WHAT’S YOUR NEXT MOVE? REAL STRATEGIES FOR REVIVING A STALLED CAREER

Contributor Team

WHAT’S YOUR NEXT MOVE? REAL STRATEGIES FOR REVIVING A STALLED CAREER

by: Claire Wentz (Contributing Writer) | published: July 14, 2025

It doesn’t matter how polished your résumé is or how crisp your LinkedIn photo looks—there are moments when everything just stalls. You hit a wall. The once-clear career track becomes more like a foggy trailhead, barely visible. Maybe it’s the job that doesn’t challenge you anymore, the industry shift that left you behind, or the gnawing feeling that something else is waiting for you, just out of reach. Wherever you are on that curve, one thing is certain: staying stuck is a choice. And you don’t have to make it.

Audit Your Past, Without Getting Stuck in It

Before launching into the future, you need to understand what’s been holding you back. This doesn’t mean replaying your greatest hits or drowning in your missteps. It’s about examining your professional narrative honestly and asking the hard questions. Where did the momentum start to drop? What did you stop doing that once made you stand out? This isn’t an exercise in blame; it’s a recalibration tool. You can’t course-correct if you’re not even sure where the detour began.

Step Outside Your Industry to Learn Something Tangible

Sometimes the best way to jolt your career back to life is by going back to school—not out of obligation, but as a strategic move to sharpen your skill set and expand your professional reach. Earning an online degree makes it possible to learn while you work, giving you flexibility without pausing your income. A business management degree, like the one available here, can build your foundation in leadership, operations, and project management so you’re better prepared to take on higher-level roles. It’s not about chasing credentials; it’s about becoming more agile and equipped for what’s next.

Switch the Language You Use About Yourself

There’s power in how you describe your work, your path, and your potential. If you’ve been calling yourself “burnt out” or “unlucky” or even just “meh” when people ask what you do, you’re reinforcing a version of the story that’s hard to escape. Try shifting the internal script. Start referring to your current role as “transitional” instead of “dead-end,” and see what opens up. Language frames possibility. When you use better language, you open the door to better outcomes.

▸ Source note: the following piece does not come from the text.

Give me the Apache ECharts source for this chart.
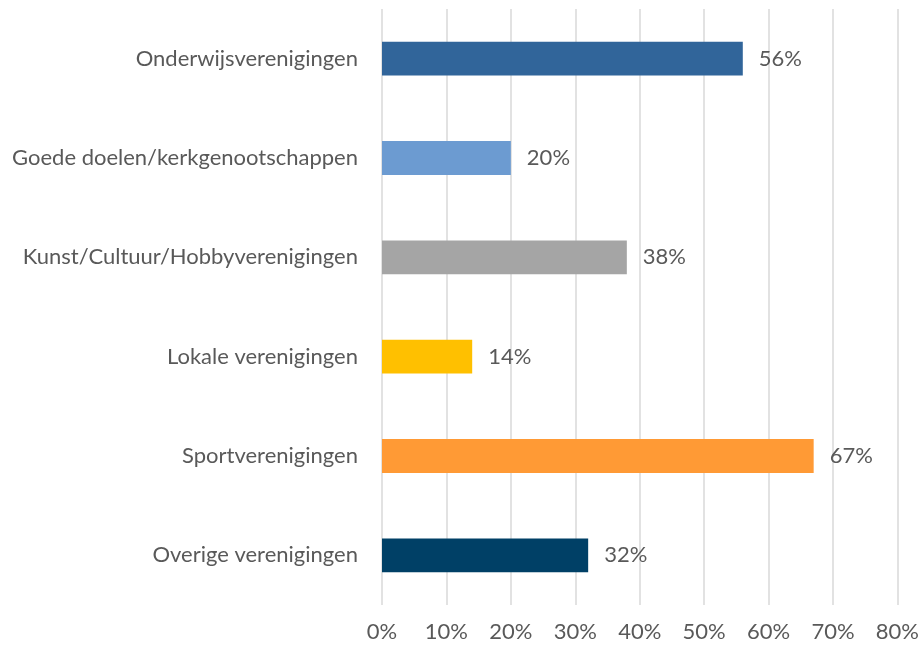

Surround Yourself With the Right Kind of Friction

Growth doesn’t happen in echo chambers. If everyone around you agrees with your self- doubt or mirrors your stagnation, you’re not in a supportive circle—you’re in quicksand. Find people who ask sharper questions. Gravitate toward colleagues or mentors who challenge your ideas and nudge you toward new thinking. You need friction to build traction. When you place yourself in rooms where you’re not the smartest person, you start remembering how much there still is to learn.

Design a New Project—Even if No One’s Asking for It

One of the most underutilized career moves is self-initiated work. Waiting for a promotion, a title bump, or even an invitation can feel like standing still in a revolving door. Instead, create your own rotation. Build something small that solves a problem at work, draft a pitch for a project you’d love to lead, or start a case study in a niche area. When you move first, you not only become more visible, you remind yourself what your skills are worth. And often, momentum follows your initiative.

Reintroduce Yourself, Loudly and Often

When your career feels invisible, it’s easy to fade into the background. That’s the time to get louder—not in volume, but in presence. Rewrite your bio, refresh your online profiles, and start showing up with a renewed version of who you are and what you want. Don’t wait until you “deserve” attention. You already do. Talk about your interests, share what you’re working on, and let people know what kind of opportunities you’re open to. Visibility isn’t vanity—it’s strategy.

Detach From the Original Dream, Just Enough to Evolve

Sometimes the dream you’re chasing needs to be edited. Not killed. Not mourned. Just revised. You can honor the initial version of what you thought your career would be while making room for a better, truer iteration. That might mean letting go of the exact title you once craved or releasing the timeline you assumed was standard. Flexibility doesn’t mean you’re lost. It means you’re agile. When you stop white-knuckling the old plan, a better one can breathe.

Reviving a stalled career isn’t about one dramatic leap or some life-altering moment of clarity. It’s usually a collection of smaller, consistent moves. The career you want is still out there. It might not look exactly like what you pictured five years ago, but it’s still yours to shape. All you need to do is start moving again.